#### [DATA LINES]
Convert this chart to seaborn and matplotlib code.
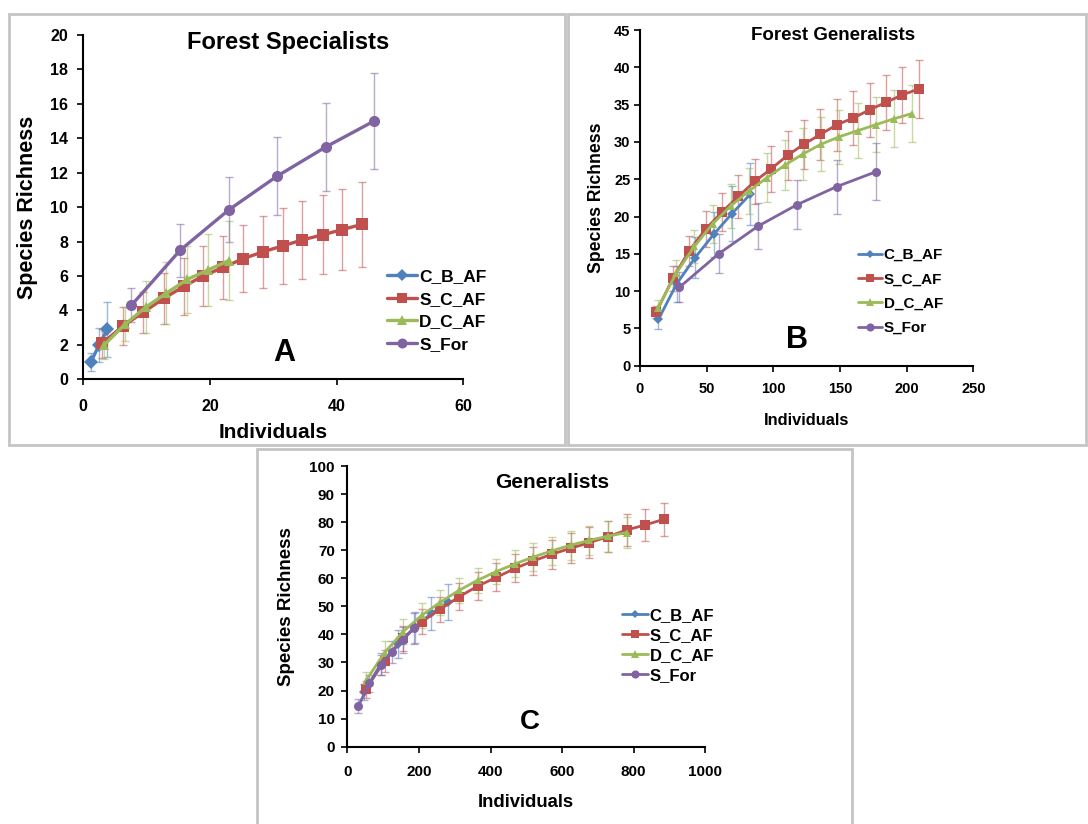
import numpy as np
import pandas as pd
import seaborn as sns
import matplotlib
matplotlib.use("Agg")
import matplotlib.pyplot as plt
from matplotlib.patches import Rectangle
from matplotlib.lines import Line2D

sns.set_theme(style="white")
plt.rcParams['font.family'] = ['Liberation Sans', 'DejaVu Sans']
plt.rcParams['font.weight'] = 'bold'
plt.rcParams['text.color'] = 'black'
plt.rcParams['axes.labelcolor'] = 'black'
plt.rcParams['xtick.color'] = 'black'
plt.rcParams['ytick.color'] = 'black'

series_names = ["C_B_AF", "S_C_AF", "D_C_AF", "S_For"]
colors = ["#4F81BD", "#C0504D", "#9BBB59", "#8064A2"]
markers = ["D", "s", "^", "o"]

# ---------------- Panel A : Forest Specialists ----------------
a_cbaf_x = [1.2, 2.5, 3.8]
a_cbaf_y = [1.0, 2.0, 2.9]
a_cbaf_e = [0.5, 1.0, 1.6]
a_scaf_x = [3.0, 6.3, 9.5, 12.7, 15.9, 18.9, 22.1, 25.2, 28.3, 31.5, 34.6, 37.9, 40.9, 44.0]
a_scaf_y = [2.1, 3.1, 3.9, 4.7, 5.4, 6.0, 6.5, 7.0, 7.4, 7.75, 8.1, 8.4, 8.7, 9.0]
a_scaf_e = [0.85, 1.1, 1.2, 1.5, 1.65, 1.75, 1.85, 1.95, 2.1, 2.2, 2.25, 2.3, 2.35, 2.45]
a_dcaf_x = [3.3, 6.6, 9.9, 13.1, 16.4, 19.7, 23.0]
a_dcaf_y = [2.0, 3.2, 4.2, 5.0, 5.8, 6.35, 6.9]
a_dcaf_e = [0.8, 1.0, 1.5, 1.8, 1.95, 2.1, 2.3]
a_sfor_x = [7.6, 15.3, 23.0, 30.6, 38.3, 45.9]
a_sfor_y = [4.3, 7.5, 9.85, 11.8, 13.5, 15.0]
a_sfor_e = [1.0, 1.55, 1.9, 2.25, 2.55, 2.8]

# ---------------- Panel B : Forest Generalists ----------------
b_cbaf_x = [13.8, 27.6, 41.4, 55.2, 69.0, 82.8]
b_cbaf_y = [6.2, 11.0, 14.5, 17.6, 20.4, 23.0]
b_cbaf_e = [1.3, 2.4, 2.8, 3.0, 3.7, 4.2]
b_scaf_x = [12.3, 24.6, 36.9, 49.2, 61.5, 73.8, 86.1, 98.4, 110.7, 123.0, 135.3,
            147.6, 159.9, 172.2, 184.5, 196.8, 209.1]
b_scaf_y = [7.2, 11.7, 15.4, 18.3, 20.6, 22.7, 24.7, 26.4, 28.2, 29.7, 31.0,
            32.3, 33.2, 34.3, 35.3, 36.3, 37.1]
b_scaf_e = [0.8, 1.7, 2.0, 2.4, 2.6, 2.9, 3.0, 3.1, 3.3, 3.3, 3.4,
            3.5, 3.6, 3.6, 3.7, 3.8, 3.9]
b_dcaf_x = [13.6, 27.2, 40.8, 54.4, 68.0, 81.6, 95.2, 108.8, 122.4, 136.0,
            149.6, 163.2, 176.8, 190.4, 204.0]
b_dcaf_y = [7.8, 12.4, 16.0, 19.0, 21.4, 23.4, 25.2, 26.9, 28.4, 29.7,
            30.7, 31.5, 32.3, 33.1, 33.8]
b_dcaf_e = [1.0, 1.8, 2.2, 2.5, 2.9, 3.1, 3.3, 3.4, 3.5, 3.6,
            3.6, 3.7, 3.7, 3.8, 3.8]
b_sfor_x = [29.5, 59.0, 88.5, 118.0, 147.5, 177.0]
b_sfor_y = [10.5, 15.0, 18.7, 21.6, 24.0, 26.0]
b_sfor_e = [2.0, 2.6, 3.1, 3.3, 3.6, 3.8]

# ---------------- Panel C : Generalists ----------------
c_cbaf_x = [47, 94, 141, 188, 235, 282]
c_cbaf_y = [19.5, 29.5, 36.5, 42.5, 47.5, 51.5]
c_cbaf_e = [3.0, 4.0, 5.0, 5.5, 6.0, 6.5]
c_scaf_x = [52, 104, 156, 208, 260, 312, 364, 416, 468, 520, 572, 624, 676,
            728, 780, 832, 884]
c_scaf_y = [20.4, 30.6, 38.6, 44.5, 49.0, 53.4, 57.2, 60.3, 63.5, 66.2, 68.6,
            70.7, 72.7, 74.8, 77.2, 79.0, 81.0]
c_scaf_e = [3.0, 4.0, 4.5, 4.5, 4.5, 4.8, 5.0, 5.0, 5.0, 5.0, 5.2, 5.3, 5.4,
            5.5, 5.6, 5.7, 5.8]
c_dcaf_x = [52, 104, 156, 208, 260, 312, 364, 416, 468, 520, 572, 624, 676,
            728, 780]
c_dcaf_y = [23.5, 33.5, 41.0, 46.8, 51.5, 55.7, 59.3, 62.4, 65.1, 67.6, 69.8,
            71.8, 73.5, 75.0, 76.3]
c_dcaf_e = [3.0, 4.0, 4.5, 4.5, 4.5, 4.5, 4.5, 4.5, 4.8, 5.0, 5.0, 5.2, 5.3,
            5.5, 5.6]
c_sfor_x = [31, 62, 93, 124, 155, 186]
c_sfor_y = [14.5, 22.6, 29.1, 33.8, 38.0, 42.2]
c_sfor_e = [2.5, 3.0, 3.5, 4.0, 4.5, 5.5]


def make_df(xs, ys, es):
    frames = []
    for name, x, y, e in zip(series_names, xs, ys, es):
        frames.append(pd.DataFrame({"Individuals": x, "Richness": y, "err": e, "series": name}))
    return pd.concat(frames, ignore_index=True)


dfA = make_df([a_cbaf_x, a_scaf_x, a_dcaf_x, a_sfor_x],
              [a_cbaf_y, a_scaf_y, a_dcaf_y, a_sfor_y],
              [a_cbaf_e, a_scaf_e, a_dcaf_e, a_sfor_e])
dfB = make_df([b_cbaf_x, b_scaf_x, b_dcaf_x, b_sfor_x],
              [b_cbaf_y, b_scaf_y, b_dcaf_y, b_sfor_y],
              [b_cbaf_e, b_scaf_e, b_dcaf_e, b_sfor_e])
dfC = make_df([c_cbaf_x, c_scaf_x, c_dcaf_x, c_sfor_x],
              [c_cbaf_y, c_scaf_y, c_dcaf_y, c_sfor_y],
              [c_cbaf_e, c_scaf_e, c_dcaf_e, c_sfor_e])

fig = plt.figure(figsize=(10.88, 8.24), dpi=100)
W, H = 1088.0, 824.0


def fr(x0, y_top, x1, y_bot):
    return [x0 / W, 1 - y_bot / H, (x1 - x0) / W, (y_bot - y_top) / H]


# panel frames
for (x0, y0, x1, y1) in [(9, 14, 565, 445), (568, 14, 1086, 445), (257, 449, 852, 830)]:
    fig.patches.append(Rectangle((x0 / W, 1 - y1 / H), (x1 - x0) / W, (y1 - y0) / H,
                                 transform=fig.transFigure, fill=False,
                                 edgecolor="#c4c4c4", linewidth=2.0, zorder=0))


def draw_panel(ax, df, xlim, xticks, ylim, yticks, title, title_pos, letter, letter_pos,
               letter_fs, tick_fs, xpad, ypad, xlab_fs, ylab_fs, title_fs, leg_fs,
               leg_anchor, ms, lw, xlabpad, ylabpad, handlelength, labelspacing):
    msizes = {"C_B_AF": ms[0], "S_C_AF": ms[1], "D_C_AF": ms[2], "S_For": ms[3]}
    for name, col in zip(series_names, colors):
        sub = df[df.series == name]
        ax.errorbar(sub["Individuals"], sub["Richness"], yerr=sub["err"], fmt="none",
                    ecolor=col, elinewidth=1.0, capsize=3, capthick=1.0, alpha=0.55, zorder=2)
    sns.lineplot(data=df, x="Individuals", y="Richness", hue="series", style="series",
                 hue_order=series_names, style_order=series_names,
                 palette=dict(zip(series_names, colors)),
                 markers=dict(zip(series_names, markers)), dashes=False,
                 linewidth=lw, markeredgewidth=0, ax=ax, legend=False, zorder=3,
                 sort=False, estimator=None)
    for line, name in zip(ax.get_lines()[-4:], series_names):
        line.set_markersize(msizes[name])
    ax.set_xlim(*xlim)
    ax.set_ylim(*ylim)
    ax.set_xticks(xticks)
    ax.set_yticks(yticks)
    for s in ["top", "right"]:
        ax.spines[s].set_visible(False)
    for s in ["left", "bottom"]:
        ax.spines[s].set_color("black")
        ax.spines[s].set_linewidth(1.5)
    ax.tick_params(axis="both", direction="out", length=4, width=1.2, color="black",
                   labelsize=tick_fs, left=True, bottom=True)
    ax.tick_params(axis="x", pad=xpad)
    ax.tick_params(axis="y", pad=ypad)
    for lab in ax.get_xticklabels() + ax.get_yticklabels():
        lab.set_fontweight("bold")
    ax.set_xlabel("Individuals", fontsize=xlab_fs, fontweight="bold", labelpad=xlabpad)
    ax.set_ylabel("Species Richness", fontsize=ylab_fs, fontweight="bold", labelpad=ylabpad)
    ax.text(title_pos[0], title_pos[1], title, transform=ax.transAxes, ha="center",
            va="center", fontsize=title_fs, fontweight="bold")
    ax.text(letter_pos[0], letter_pos[1], letter, transform=ax.transAxes, ha="center",
            va="center", fontsize=letter_fs, fontweight="bold")
    handles = [Line2D([0], [0], color=c, marker=m, lw=lw, markersize=ms[i] * 0.9,
                      markeredgewidth=0)
               for i, (c, m) in enumerate(zip(colors, markers))]
    leg = ax.legend(handles, series_names, loc="center left", bbox_to_anchor=leg_anchor,
                    frameon=False, fontsize=leg_fs, handlelength=handlelength,
                    handletextpad=0.12, labelspacing=labelspacing, borderpad=0,
                    borderaxespad=0, numpoints=1)
    for t in leg.get_texts():
        t.set_fontweight("bold")
    ax.set_facecolor("white")


axA = fig.add_axes(fr(83.3, 35, 463.3, 379.3))
draw_panel(axA, dfA, (0, 60), [0, 20, 40, 60], (0, 20), list(range(0, 21, 2)),
           "Forest Specialists", (0.54, 0.978), "A", (0.53, 0.075), 22,
           tick_fs=11.5, xpad=10, ypad=7, xlab_fs=15, ylab_fs=15.5, title_fs=17,
           leg_fs=12.5, leg_anchor=(0.80, 0.20),
           ms=(7, 8.5, 7.5, 8), lw=2.4, xlabpad=7, ylabpad=9, handlelength=1.72,
           labelspacing=0.44)

axB = fig.add_axes(fr(640, 30, 973.3, 365.7))
draw_panel(axB, dfB, (0, 250), [0, 50, 100, 150, 200, 250], (0, 45), list(range(0, 46, 5)),
           "Forest Generalists", (0.58, 0.985), "B", (0.471, 0.077), 22,
           tick_fs=10.5, xpad=8, ypad=3, xlab_fs=11.8, ylab_fs=12.7, title_fs=13.5,
           leg_fs=11, leg_anchor=(0.654, 0.221),
           ms=(5, 6.5, 6, 6.5), lw=2.0, xlabpad=12, ylabpad=6, handlelength=1.57,
           labelspacing=0.68)

axC = fig.add_axes(fr(347.3, 466, 705.3, 746.7))
draw_panel(axC, dfC, (0, 1000), [0, 200, 400, 600, 800, 1000], (0, 100),
           list(range(0, 101, 10)),
           "Generalists", (0.573, 0.94), "C", (0.511, 0.088), 20,
           tick_fs=11, xpad=9, ypad=5, xlab_fs=13.3, ylab_fs=13.5, title_fs=15,
           leg_fs=12, leg_anchor=(0.767, 0.36),
           ms=(5, 7, 6, 6.5), lw=2.0, xlabpad=11, ylabpad=10, handlelength=1.55,
           labelspacing=0.3)

fig.savefig("out.png", dpi=100, facecolor="white")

#### [PROMPT]
Select and copy each line from the data that includes the word "matplotlib".

#### [OUTPUT FOR THIS EXERCISE]
Convert this chart to seaborn and matplotlib code.
import matplotlib
matplotlib.use("Agg")
import matplotlib.pyplot as plt
from matplotlib.patches import Rectangle
from matplotlib.lines import Line2D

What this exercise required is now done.